Repeat everything from the first line of the listing below through the line that contains "Chart.register(...registerables);", exactly. Leave out pictures.

RECORDED INFORMATION:
———
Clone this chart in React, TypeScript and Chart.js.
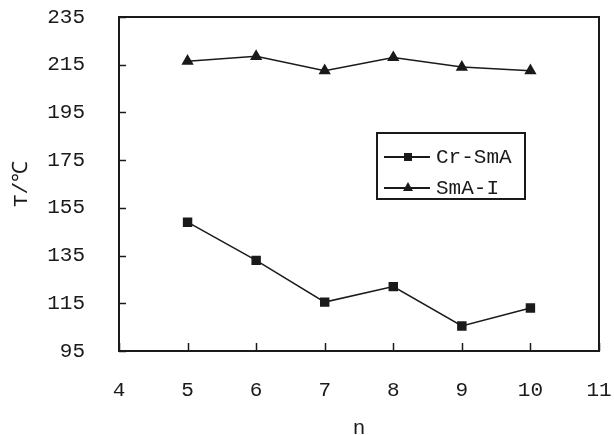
import React, { useEffect, useRef } from "react";
import { Chart, registerables } from "chart.js";

Chart.register(...registerables);

const nValues = [5, 6, 7, 8, 9, 10];
const crSmA = [149, 133, 115.5, 122, 105.5, 113];
const smAI = [216.5, 218.5, 212.5, 218, 214, 212.5];
const seriesNames = ["Cr-SmA", "SmA-I"];
const xTitle = "n";
const yTitle = "T/℃";

const FONT = "'Liberation Mono', 'DejaVu Sans Mono', monospace";
const INK = "#1a1a1a";

const framePlugin = {
  id: "frame",
  afterDraw(chart: any) {
    const { ctx, chartArea: a, scales } = chart;
    ctx.save();
    ctx.strokeStyle = INK;
    ctx.lineWidth = 2;
    ctx.strokeRect(a.left, a.top, a.right - a.left, a.bottom - a.top);
    ctx.lineWidth = 1.5;
    // inward ticks
    const xs = scales.x;
    xs.ticks.forEach((t: any) => {
      const px = Math.round(xs.getPixelForValue(t.value)) + 0.5;
      ctx.beginPath();
      ctx.moveTo(px, a.bottom);
      ctx.lineTo(px, a.bottom - 8);
      ctx.stroke();
    });
    const ys = scales.y;
    ys.ticks.forEach((t: any) => {
      const py = Math.round(ys.getPixelForValue(t.value)) + 0.5;
      ctx.beginPath();
      ctx.moveTo(a.left, py);
      ctx.lineTo(a.left + 7, py);
      ctx.stroke();
    });
    // legend box
    const bx = 377, by = 133, bw = 148, bh = 66;
    ctx.fillStyle = "#fff";
    ctx.fillRect(bx, by, bw, bh);
    ctx.lineWidth = 2;
    ctx.strokeRect(bx, by, bw, bh);
    chart.data.datasets.forEach((ds: any, i: number) => {
      const cy = 157 + i * 31;
      ctx.lineWidth = 2;
      ctx.strokeStyle = INK;
      ctx.beginPath();
      ctx.moveTo(384, cy);
      ctx.lineTo(430, cy);
      ctx.stroke();
      ctx.fillStyle = INK;
      if (ds.pointStyle === "rect") {
        ctx.fillRect(404, cy - 4, 8, 8);
      } else {
        ctx.beginPath();
        ctx.moveTo(408, cy - 6);
        ctx.lineTo(413, cy + 3);
        ctx.lineTo(403, cy + 3);
        ctx.closePath();
        ctx.fill();
      }
      ctx.font = "21px " + FONT;
      ctx.textBaseline = "middle";
      ctx.textAlign = "left";
      ctx.fillText(ds.label, 436, cy);
    });
    ctx.restore();
  },
};

export default function App() {
  const ref = useRef<HTMLCanvasElement>(null);
  useEffect(() => {
    document.body.style.margin = "0";
    const chart = new Chart(ref.current as HTMLCanvasElement, {
      type: "line",
      data: {
        datasets: [
          {
            label: seriesNames[0],
            data: nValues.map((n, i) => ({ x: n, y: crSmA[i] })),
            borderColor: INK,
            backgroundColor: INK,
            borderWidth: 1.5,
            pointStyle: "rect",
            pointRadius: 5.6,
          },
          {
            label: seriesNames[1],
            data: nValues.map((n, i) => ({ x: n, y: smAI[i] })),
            borderColor: INK,
            backgroundColor: INK,
            borderWidth: 1.5,
            pointStyle: "triangle",
            pointRadius: 5.6,
          },
        ],
      },
      options: {
        responsive: false,
        animation: false,
        layout: { padding: { top: 17, right: 15, left: 0, bottom: 0 } },
        plugins: { legend: { display: false }, tooltip: { enabled: false } },
        scales: {
          x: {
            type: "linear",
            min: 4,
            max: 11,
            afterFit: (s: any) => {
              s.height = 84;
              s.paddingLeft = 0;
              s.paddingRight = 0;
            },
            ticks: { stepSize: 1, color: INK, padding: 27, font: { family: FONT, size: 21 } },
            grid: { display: false, drawTicks: false },
            border: { display: false },
            title: {
              display: true,
              text: xTitle,
              color: INK,
              padding: 0,
              font: { family: FONT, size: 21, lineHeight: 0.6 },
            },
          },
          y: {
            type: "linear",
            min: 95,
            max: 235,
            afterFit: (s: any) => {
              s.width = 119;
              s.paddingTop = 0;
              s.paddingBottom = 0;
            },
            ticks: { stepSize: 20, color: INK, padding: 34, font: { family: FONT, size: 21 } },
            grid: { display: false, drawTicks: false },
            border: { display: false },
            title: {
              display: true,
              text: yTitle,
              color: INK,
              padding: { top: 9, bottom: 0 },
              font: { family: FONT, size: 21, lineHeight: 1.2 },
            },
          },
        },
      },
      plugins: [framePlugin],
    } as any);
    return () => chart.destroy();
  }, []);
  return <canvas ref={ref} width={614} height={435} style={{ display: "block" }} />;
}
———
SOLUTION FOR THIS EXERCISE:
Clone this chart in React, TypeScript and Chart.js.
import React, { useEffect, useRef } from "react";
import { Chart, registerables } from "chart.js";

Chart.register(...registerables);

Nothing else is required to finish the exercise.